# Data:

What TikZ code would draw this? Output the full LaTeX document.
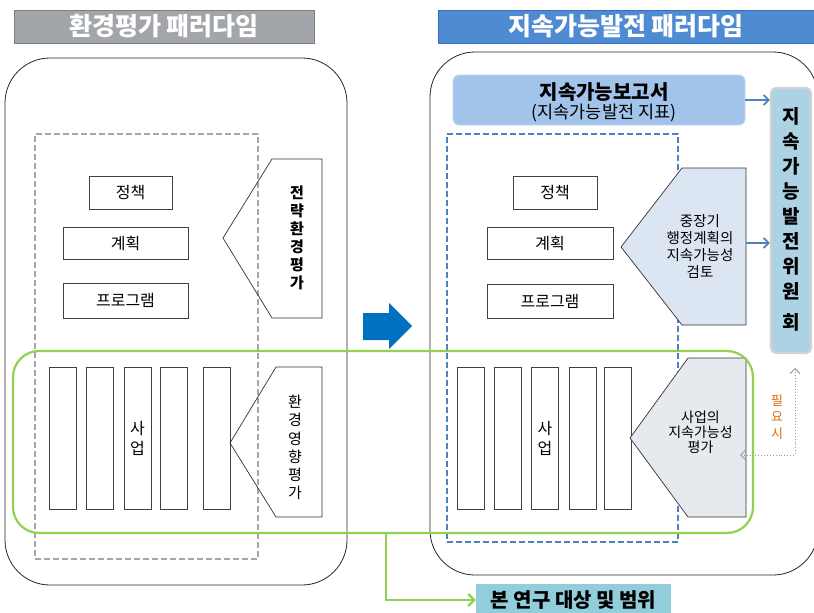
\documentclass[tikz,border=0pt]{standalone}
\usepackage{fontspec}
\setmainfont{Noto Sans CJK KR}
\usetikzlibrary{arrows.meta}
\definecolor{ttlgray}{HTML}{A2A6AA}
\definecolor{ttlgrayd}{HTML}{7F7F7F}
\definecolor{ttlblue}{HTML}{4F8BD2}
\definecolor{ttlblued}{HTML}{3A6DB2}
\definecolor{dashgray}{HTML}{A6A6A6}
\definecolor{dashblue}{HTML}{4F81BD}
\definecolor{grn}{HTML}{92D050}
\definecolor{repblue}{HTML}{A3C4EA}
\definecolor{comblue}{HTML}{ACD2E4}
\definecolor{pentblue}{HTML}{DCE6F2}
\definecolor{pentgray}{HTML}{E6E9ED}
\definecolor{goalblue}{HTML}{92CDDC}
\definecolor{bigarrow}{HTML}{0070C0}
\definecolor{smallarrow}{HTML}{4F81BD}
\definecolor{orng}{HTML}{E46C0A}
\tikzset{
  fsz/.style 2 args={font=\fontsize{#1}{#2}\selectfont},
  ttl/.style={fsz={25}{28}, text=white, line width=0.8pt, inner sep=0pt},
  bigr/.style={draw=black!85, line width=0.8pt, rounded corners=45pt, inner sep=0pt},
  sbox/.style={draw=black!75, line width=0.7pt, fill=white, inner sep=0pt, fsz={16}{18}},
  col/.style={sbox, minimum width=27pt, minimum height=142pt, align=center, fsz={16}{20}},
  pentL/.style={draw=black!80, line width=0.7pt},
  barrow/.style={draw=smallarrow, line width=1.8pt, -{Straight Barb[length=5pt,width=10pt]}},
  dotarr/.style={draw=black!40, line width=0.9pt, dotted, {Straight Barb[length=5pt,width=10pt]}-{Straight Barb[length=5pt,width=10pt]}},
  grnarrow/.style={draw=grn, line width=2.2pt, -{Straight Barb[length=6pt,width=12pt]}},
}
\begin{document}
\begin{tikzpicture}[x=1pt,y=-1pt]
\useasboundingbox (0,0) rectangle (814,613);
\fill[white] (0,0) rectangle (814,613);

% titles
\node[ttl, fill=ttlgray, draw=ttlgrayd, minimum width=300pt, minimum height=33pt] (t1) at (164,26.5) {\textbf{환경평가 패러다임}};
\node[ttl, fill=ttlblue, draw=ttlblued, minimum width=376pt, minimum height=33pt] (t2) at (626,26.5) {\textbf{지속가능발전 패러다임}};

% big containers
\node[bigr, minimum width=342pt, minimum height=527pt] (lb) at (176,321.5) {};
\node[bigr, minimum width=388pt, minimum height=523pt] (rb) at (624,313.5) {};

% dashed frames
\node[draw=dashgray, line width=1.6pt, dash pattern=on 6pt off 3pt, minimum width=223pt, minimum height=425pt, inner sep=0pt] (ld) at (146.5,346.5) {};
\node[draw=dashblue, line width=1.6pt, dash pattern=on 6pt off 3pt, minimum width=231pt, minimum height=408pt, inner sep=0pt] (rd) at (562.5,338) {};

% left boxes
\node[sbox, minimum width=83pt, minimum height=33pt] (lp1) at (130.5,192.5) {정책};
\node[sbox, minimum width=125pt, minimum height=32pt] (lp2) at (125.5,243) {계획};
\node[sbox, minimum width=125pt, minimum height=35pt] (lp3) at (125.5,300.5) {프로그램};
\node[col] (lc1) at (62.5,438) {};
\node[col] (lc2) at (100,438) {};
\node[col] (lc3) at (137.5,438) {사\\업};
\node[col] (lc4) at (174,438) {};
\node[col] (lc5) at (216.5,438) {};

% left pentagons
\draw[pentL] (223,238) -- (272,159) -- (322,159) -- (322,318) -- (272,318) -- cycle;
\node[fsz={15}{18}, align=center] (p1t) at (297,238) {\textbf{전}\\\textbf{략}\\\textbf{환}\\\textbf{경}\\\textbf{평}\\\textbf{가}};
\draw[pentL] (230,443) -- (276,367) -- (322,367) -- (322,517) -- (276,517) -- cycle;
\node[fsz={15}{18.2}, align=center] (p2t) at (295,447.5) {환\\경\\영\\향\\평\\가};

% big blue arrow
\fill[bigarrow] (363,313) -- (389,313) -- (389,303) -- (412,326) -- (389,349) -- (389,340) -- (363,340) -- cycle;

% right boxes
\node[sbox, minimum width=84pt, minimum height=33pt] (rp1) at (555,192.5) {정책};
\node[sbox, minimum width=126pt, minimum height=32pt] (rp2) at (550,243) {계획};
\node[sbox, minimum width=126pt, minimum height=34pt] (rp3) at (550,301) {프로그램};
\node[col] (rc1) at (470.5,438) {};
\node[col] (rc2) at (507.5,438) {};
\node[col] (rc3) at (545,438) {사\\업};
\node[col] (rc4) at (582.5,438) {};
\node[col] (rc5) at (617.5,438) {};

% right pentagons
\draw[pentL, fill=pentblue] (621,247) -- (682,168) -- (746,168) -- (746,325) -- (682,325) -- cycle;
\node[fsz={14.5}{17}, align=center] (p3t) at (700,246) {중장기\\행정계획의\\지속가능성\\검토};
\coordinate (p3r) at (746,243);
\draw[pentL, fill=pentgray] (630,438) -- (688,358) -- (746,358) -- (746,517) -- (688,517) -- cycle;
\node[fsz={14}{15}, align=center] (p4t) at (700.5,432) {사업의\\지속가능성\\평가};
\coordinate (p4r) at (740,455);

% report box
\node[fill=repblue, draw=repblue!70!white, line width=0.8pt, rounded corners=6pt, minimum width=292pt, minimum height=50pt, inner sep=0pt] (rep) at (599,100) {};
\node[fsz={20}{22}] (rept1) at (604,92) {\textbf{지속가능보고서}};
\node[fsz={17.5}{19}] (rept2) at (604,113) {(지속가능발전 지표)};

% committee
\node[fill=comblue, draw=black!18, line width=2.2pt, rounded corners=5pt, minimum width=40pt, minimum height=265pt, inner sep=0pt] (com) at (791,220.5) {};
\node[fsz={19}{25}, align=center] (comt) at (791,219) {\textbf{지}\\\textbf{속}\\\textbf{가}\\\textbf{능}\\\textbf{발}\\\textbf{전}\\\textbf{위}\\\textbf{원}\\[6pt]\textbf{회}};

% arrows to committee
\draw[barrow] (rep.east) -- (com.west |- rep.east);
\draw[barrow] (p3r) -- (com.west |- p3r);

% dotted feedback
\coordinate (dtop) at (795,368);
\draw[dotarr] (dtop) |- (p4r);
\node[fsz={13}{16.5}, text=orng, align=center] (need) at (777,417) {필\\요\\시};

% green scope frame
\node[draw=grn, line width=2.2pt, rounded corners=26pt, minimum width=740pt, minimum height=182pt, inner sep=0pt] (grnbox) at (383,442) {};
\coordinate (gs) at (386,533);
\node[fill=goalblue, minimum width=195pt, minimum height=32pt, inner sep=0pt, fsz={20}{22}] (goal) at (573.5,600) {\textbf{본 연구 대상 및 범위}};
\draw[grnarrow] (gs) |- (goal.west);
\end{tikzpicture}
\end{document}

# Challenge:
Repeat the data exactly, excluding the pictures.

# Right answer:
What TikZ code would draw this? Output the full LaTeX document.
\documentclass[tikz,border=0pt]{standalone}
\usepackage{fontspec}
\setmainfont{Noto Sans CJK KR}
\usetikzlibrary{arrows.meta}
\definecolor{ttlgray}{HTML}{A2A6AA}
\definecolor{ttlgrayd}{HTML}{7F7F7F}
\definecolor{ttlblue}{HTML}{4F8BD2}
\definecolor{ttlblued}{HTML}{3A6DB2}
\definecolor{dashgray}{HTML}{A6A6A6}
\definecolor{dashblue}{HTML}{4F81BD}
\definecolor{grn}{HTML}{92D050}
\definecolor{repblue}{HTML}{A3C4EA}
\definecolor{comblue}{HTML}{ACD2E4}
\definecolor{pentblue}{HTML}{DCE6F2}
\definecolor{pentgray}{HTML}{E6E9ED}
\definecolor{goalblue}{HTML}{92CDDC}
\definecolor{bigarrow}{HTML}{0070C0}
\definecolor{smallarrow}{HTML}{4F81BD}
\definecolor{orng}{HTML}{E46C0A}
\tikzset{
  fsz/.style 2 args={font=\fontsize{#1}{#2}\selectfont},
  ttl/.style={fsz={25}{28}, text=white, line width=0.8pt, inner sep=0pt},
  bigr/.style={draw=black!85, line width=0.8pt, rounded corners=45pt, inner sep=0pt},
  sbox/.style={draw=black!75, line width=0.7pt, fill=white, inner sep=0pt, fsz={16}{18}},
  col/.style={sbox, minimum width=27pt, minimum height=142pt, align=center, fsz={16}{20}},
  pentL/.style={draw=black!80, line width=0.7pt},
  barrow/.style={draw=smallarrow, line width=1.8pt, -{Straight Barb[length=5pt,width=10pt]}},
  dotarr/.style={draw=black!40, line width=0.9pt, dotted, {Straight Barb[length=5pt,width=10pt]}-{Straight Barb[length=5pt,width=10pt]}},
  grnarrow/.style={draw=grn, line width=2.2pt, -{Straight Barb[length=6pt,width=12pt]}},
}
\begin{document}
\begin{tikzpicture}[x=1pt,y=-1pt]
\useasboundingbox (0,0) rectangle (814,613);
\fill[white] (0,0) rectangle (814,613);

% titles
\node[ttl, fill=ttlgray, draw=ttlgrayd, minimum width=300pt, minimum height=33pt] (t1) at (164,26.5) {\textbf{환경평가 패러다임}};
\node[ttl, fill=ttlblue, draw=ttlblued, minimum width=376pt, minimum height=33pt] (t2) at (626,26.5) {\textbf{지속가능발전 패러다임}};

% big containers
\node[bigr, minimum width=342pt, minimum height=527pt] (lb) at (176,321.5) {};
\node[bigr, minimum width=388pt, minimum height=523pt] (rb) at (624,313.5) {};

% dashed frames
\node[draw=dashgray, line width=1.6pt, dash pattern=on 6pt off 3pt, minimum width=223pt, minimum height=425pt, inner sep=0pt] (ld) at (146.5,346.5) {};
\node[draw=dashblue, line width=1.6pt, dash pattern=on 6pt off 3pt, minimum width=231pt, minimum height=408pt, inner sep=0pt] (rd) at (562.5,338) {};

% left boxes
\node[sbox, minimum width=83pt, minimum height=33pt] (lp1) at (130.5,192.5) {정책};
\node[sbox, minimum width=125pt, minimum height=32pt] (lp2) at (125.5,243) {계획};
\node[sbox, minimum width=125pt, minimum height=35pt] (lp3) at (125.5,300.5) {프로그램};
\node[col] (lc1) at (62.5,438) {};
\node[col] (lc2) at (100,438) {};
\node[col] (lc3) at (137.5,438) {사\\업};
\node[col] (lc4) at (174,438) {};
\node[col] (lc5) at (216.5,438) {};

% left pentagons
\draw[pentL] (223,238) -- (272,159) -- (322,159) -- (322,318) -- (272,318) -- cycle;
\node[fsz={15}{18}, align=center] (p1t) at (297,238) {\textbf{전}\\\textbf{략}\\\textbf{환}\\\textbf{경}\\\textbf{평}\\\textbf{가}};
\draw[pentL] (230,443) -- (276,367) -- (322,367) -- (322,517) -- (276,517) -- cycle;
\node[fsz={15}{18.2}, align=center] (p2t) at (295,447.5) {환\\경\\영\\향\\평\\가};

% big blue arrow
\fill[bigarrow] (363,313) -- (389,313) -- (389,303) -- (412,326) -- (389,349) -- (389,340) -- (363,340) -- cycle;

% right boxes
\node[sbox, minimum width=84pt, minimum height=33pt] (rp1) at (555,192.5) {정책};
\node[sbox, minimum width=126pt, minimum height=32pt] (rp2) at (550,243) {계획};
\node[sbox, minimum width=126pt, minimum height=34pt] (rp3) at (550,301) {프로그램};
\node[col] (rc1) at (470.5,438) {};
\node[col] (rc2) at (507.5,438) {};
\node[col] (rc3) at (545,438) {사\\업};
\node[col] (rc4) at (582.5,438) {};
\node[col] (rc5) at (617.5,438) {};

% right pentagons
\draw[pentL, fill=pentblue] (621,247) -- (682,168) -- (746,168) -- (746,325) -- (682,325) -- cycle;
\node[fsz={14.5}{17}, align=center] (p3t) at (700,246) {중장기\\행정계획의\\지속가능성\\검토};
\coordinate (p3r) at (746,243);
\draw[pentL, fill=pentgray] (630,438) -- (688,358) -- (746,358) -- (746,517) -- (688,517) -- cycle;
\node[fsz={14}{15}, align=center] (p4t) at (700.5,432) {사업의\\지속가능성\\평가};
\coordinate (p4r) at (740,455);

% report box
\node[fill=repblue, draw=repblue!70!white, line width=0.8pt, rounded corners=6pt, minimum width=292pt, minimum height=50pt, inner sep=0pt] (rep) at (599,100) {};
\node[fsz={20}{22}] (rept1) at (604,92) {\textbf{지속가능보고서}};
\node[fsz={17.5}{19}] (rept2) at (604,113) {(지속가능발전 지표)};

% committee
\node[fill=comblue, draw=black!18, line width=2.2pt, rounded corners=5pt, minimum width=40pt, minimum height=265pt, inner sep=0pt] (com) at (791,220.5) {};
\node[fsz={19}{25}, align=center] (comt) at (791,219) {\textbf{지}\\\textbf{속}\\\textbf{가}\\\textbf{능}\\\textbf{발}\\\textbf{전}\\\textbf{위}\\\textbf{원}\\[6pt]\textbf{회}};

% arrows to committee
\draw[barrow] (rep.east) -- (com.west |- rep.east);
\draw[barrow] (p3r) -- (com.west |- p3r);

% dotted feedback
\coordinate (dtop) at (795,368);
\draw[dotarr] (dtop) |- (p4r);
\node[fsz={13}{16.5}, text=orng, align=center] (need) at (777,417) {필\\요\\시};

% green scope frame
\node[draw=grn, line width=2.2pt, rounded corners=26pt, minimum width=740pt, minimum height=182pt, inner sep=0pt] (grnbox) at (383,442) {};
\coordinate (gs) at (386,533);
\node[fill=goalblue, minimum width=195pt, minimum height=32pt, inner sep=0pt, fsz={20}{22}] (goal) at (573.5,600) {\textbf{본 연구 대상 및 범위}};
\draw[grnarrow] (gs) |- (goal.west);
\end{tikzpicture}
\end{document}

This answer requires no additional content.